Bipartisan “Jobs” Bill Won’t Create Jobs

So a jobs bill of sorts actually managed to pass in the Senate — overwhelmingly, in fact. I’m referring here to the veterans hiring credits  — a small piece of the President’s American Jobs Act.

A fine patriotic gesture just in time for Veterans Day. And perhaps they’ll help some veterans get hired.

Those who’ve recently returned from fighting our wars have had a hard time. The unemployment rate for them is now 12.1% — higher than the overall rate. Also higher than a year ago, though the overall rate has fallen.

The credits, however, aren’t for new veterans only. And veterans as a whole have a lower unemployment rate than working-age people who were never in the military.
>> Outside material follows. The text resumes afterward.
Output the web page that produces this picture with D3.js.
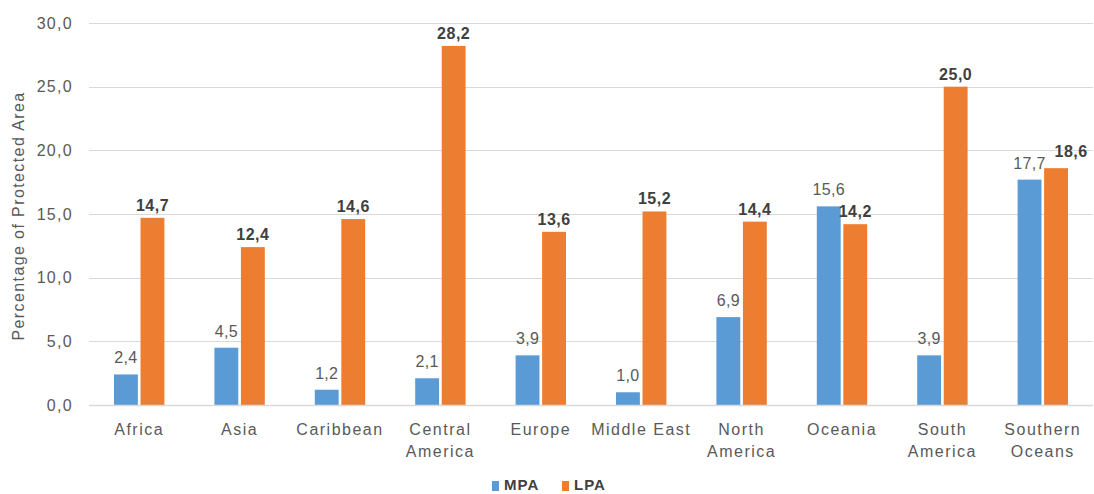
<!DOCTYPE html>
<html>
<head>
<meta charset="utf-8">
<script src="https://cdn.jsdelivr.net/npm/d3@7"></script>
<style>
  html, body { margin: 0; padding: 0; background: #fff; overflow: hidden; }
  svg { display: block; font-family: "Liberation Sans", Arial, sans-serif; }
</style>
</head>
<body>
<div id="chart"></div>
<script>
// Regions and values (percentage of protected area)
const categories = [
  ['Africa'], ['Asia'], ['Caribbean'], ['Central', 'America'], ['Europe'],
  ['Middle East'], ['North', 'America'], ['Oceania'], ['South', 'America'], ['Southern', 'Oceans']
];
const mpaValues = [2.4, 4.5, 1.2, 2.1, 3.9, 1.0, 6.9, 15.6, 3.9, 17.7];
const lpaValues = [14.7, 12.4, 14.6, 28.2, 13.6, 15.2, 14.4, 14.2, 25.0, 18.6];
const seriesNames = ['MPA', 'LPA'];
const yTicks = [0, 5, 10, 15, 20, 25, 30];

const width = 1094, height = 494;
const margin = { top: 23, right: 1, bottom: 89, left: 89 };
const colors = { MPA: '#5B9BD5', LPA: '#ED7D31' };
const fmt = v => d3.format('.1f')(v).replace('.', ',');

const svg = d3.select('#chart').append('svg')
  .attr('width', width)
  .attr('height', height);

const x = d3.scaleBand()
  .domain(d3.range(categories.length))
  .range([margin.left, width - margin.right])
  .paddingInner(0)
  .paddingOuter(0);

const x1 = d3.scaleBand()
  .domain(seriesNames)
  .range([25, x.bandwidth() - 25])
  .paddingInner(0.1);

const y = d3.scaleLinear()
  .domain([0, 30])
  .range([height - margin.bottom, margin.top]);

// Gridlines
svg.append('g')
  .selectAll('line')
  .data(yTicks)
  .join('line')
  .attr('x1', margin.left)
  .attr('x2', width - margin.right)
  .attr('y1', d => Math.round(y(d)) + 0.5)
  .attr('y2', d => Math.round(y(d)) + 0.5)
  .attr('stroke', '#d9d9d9')
  .attr('stroke-width', 1);

// Y axis labels
const yAxis = svg.append('g')
  .attr('transform', `translate(${margin.left},0)`)
  .call(d3.axisLeft(y).tickValues(yTicks).tickFormat(fmt).tickSize(0).tickPadding(16));
yAxis.select('.domain').remove();
yAxis.selectAll('text')
  .attr('fill', '#595959')
  .style('font-size', '16px')
  .style('letter-spacing', '1.3px')
  .style('font-family', '"Liberation Sans", Arial, sans-serif');

// Axis title
svg.append('text')
  .attr('transform', `translate(24,${(90 + 342) / 2}) rotate(-90)`)
  .attr('text-anchor', 'middle')
  .attr('fill', '#595959')
  .style('font-size', '16px')
  .style('letter-spacing', '1.4px')
  .text('Percentage of  Protected Area');

// Bars
const rows = categories.map((c, i) => ({ i, MPA: mpaValues[i], LPA: lpaValues[i] }));
const groups = svg.append('g')
  .selectAll('g')
  .data(rows)
  .join('g')
  .attr('transform', d => `translate(${x(d.i)},0)`);

groups.selectAll('rect')
  .data(d => seriesNames.map(s => ({ s, v: d[s] })))
  .join('rect')
  .attr('x', d => x1(d.s))
  .attr('width', x1.bandwidth())
  .attr('y', d => y(d.v))
  .attr('height', d => y(0) - y(d.v))
  .attr('fill', d => colors[d.s]);

// Value labels; an LPA label that would collide with its MPA neighbour is nudged up/right
const labelPos = (d, row) => {
  const gap = d.s === 'LPA' ? 7 : 11;
  let lx = x1(d.s) + x1.bandwidth() / 2;
  let ly = y(d.v) - gap;
  if (d.s === 'LPA') {
    const mpaY = y(row.MPA) - 11;
    if (Math.abs(mpaY - ly) < 14) { lx += 15; ly = mpaY - 12; }
  }
  return [lx, ly];
};

groups.selectAll('text.val')
  .data(row => seriesNames.map(s => ({ s, v: row[s], row })))
  .join('text')
  .attr('class', 'val')
  .attr('x', d => labelPos(d, d.row)[0])
  .attr('y', d => labelPos(d, d.row)[1])
  .attr('text-anchor', 'middle')
  .attr('fill', d => d.s === 'LPA' ? '#404040' : '#595959')
  .style('font-size', '16px')
  .style('letter-spacing', d => d.s === 'LPA' ? '0.5px' : '0.3px')
  .style('font-weight', d => d.s === 'LPA' ? 'bold' : 'normal')
  .text(d => fmt(d.v));

// Baseline
svg.append('line')
  .attr('x1', margin.left)
  .attr('x2', width - margin.right)
  .attr('y1', Math.round(y(0)) + 0.5)
  .attr('y2', Math.round(y(0)) + 0.5)
  .attr('stroke', '#d9d9d9')
  .attr('stroke-width', 1.5);

// Category labels
const catLabels = svg.append('g')
  .selectAll('text')
  .data(categories)
  .join('text')
  .attr('x', (d, i) => x(i) + x.bandwidth() / 2)
  .attr('y', y(0) + 30)
  .attr('text-anchor', 'middle')
  .attr('fill', '#595959')
  .style('font-size', '16px')
  .style('letter-spacing', '1.5px');
catLabels.selectAll('tspan')
  .data(d => d)
  .join('tspan')
  .attr('x', function () { return d3.select(this.parentNode).attr('x'); })
  .attr('dy', (d, i) => i === 0 ? 0 : 22)
  .text(d => d);

// Legend at the bottom edge
const legend = svg.append('g').attr('transform', 'translate(492,0)');
const legendX = [0, 70];
seriesNames.forEach((s, i) => {
  legend.append('rect')
    .attr('x', legendX[i])
    .attr('y', 481)
    .attr('width', 7)
    .attr('height', 10)
    .attr('fill', colors[s]);
  legend.append('text')
    .attr('x', legendX[i] + 12)
    .attr('y', 490)
    .attr('fill', '#404040')
    .style('font-size', '15px')
    .style('letter-spacing', '1px')
    .style('font-weight', 'bold')
    .text(s);
});
</script>
</body>
</html>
Still, it seems reasonable to help those who chose to put themselves in danger — even for our dubious ventures in the Gulf. They’ve come home to a very bad job market and face some unique re-entry challenges.

Certainly reasonable to offer a premium tax credit to employers who hire long-term unemployed veterans with a service-related disability.

But, as The Atlantic‘s Daniel Indiviglio says, the hiring credits will hardly boost hiring in general. At most, they “may create a few jobs on the margins.”

I rather doubt it so far as long-term jobs are concerned. The credits aren’t nearly large enough to induce any company to hire a worker it doesn’t need.

They may, however, get more veterans hired for jobs that would otherwise have gone to non-vets. How many is questionable.

We’ve had hiring credits for disadvantaged workers since 1996. A new paper by Elizabeth Lower-Basch at CLASP convincingly argues that they’ve mainly created “windfalls” for large companies in low-wage, high-turnover industries, e.g., fast food chains, temporary help agencies.

No evidence employers hired anyone they wouldn’t have hired anyway. Surely not many veterans covered by the new tax credit bill.

The program that Lower-Basch reviews — the Work Opportunity Tax Credit — already offers tax credits for hiring both those who have a service-related disability and those who’ve been unemployed for at least six months.

The Recovery Act temporarily expanded the WOTC to include those discharged within the last five years who’d been receiving unemployment benefits for at least a month.

Yet here we are with the unemployment rate the President and a bunch of Senators are deploring.

I don’t want to rain on the rally ’round the troops — or the unique display of bipartisanship. But the fact the credits are being billed as a jobs measure tees me off.

Not as much as the bill they’re attached to, however. It’s supposedly to help businesses create jobs too — remove uncertainties, burdens on small businesses, etc.

Will certainly remove some burdens, though not those publicly acknowledged. Because it repeals a law, not yet implemented, that Congress passed to keep many thousands of government contractors from continuing to evade their tax liabilities.

Cost of the repeal is estimated at $11 billion. You could make a down payment on some real job creation with that.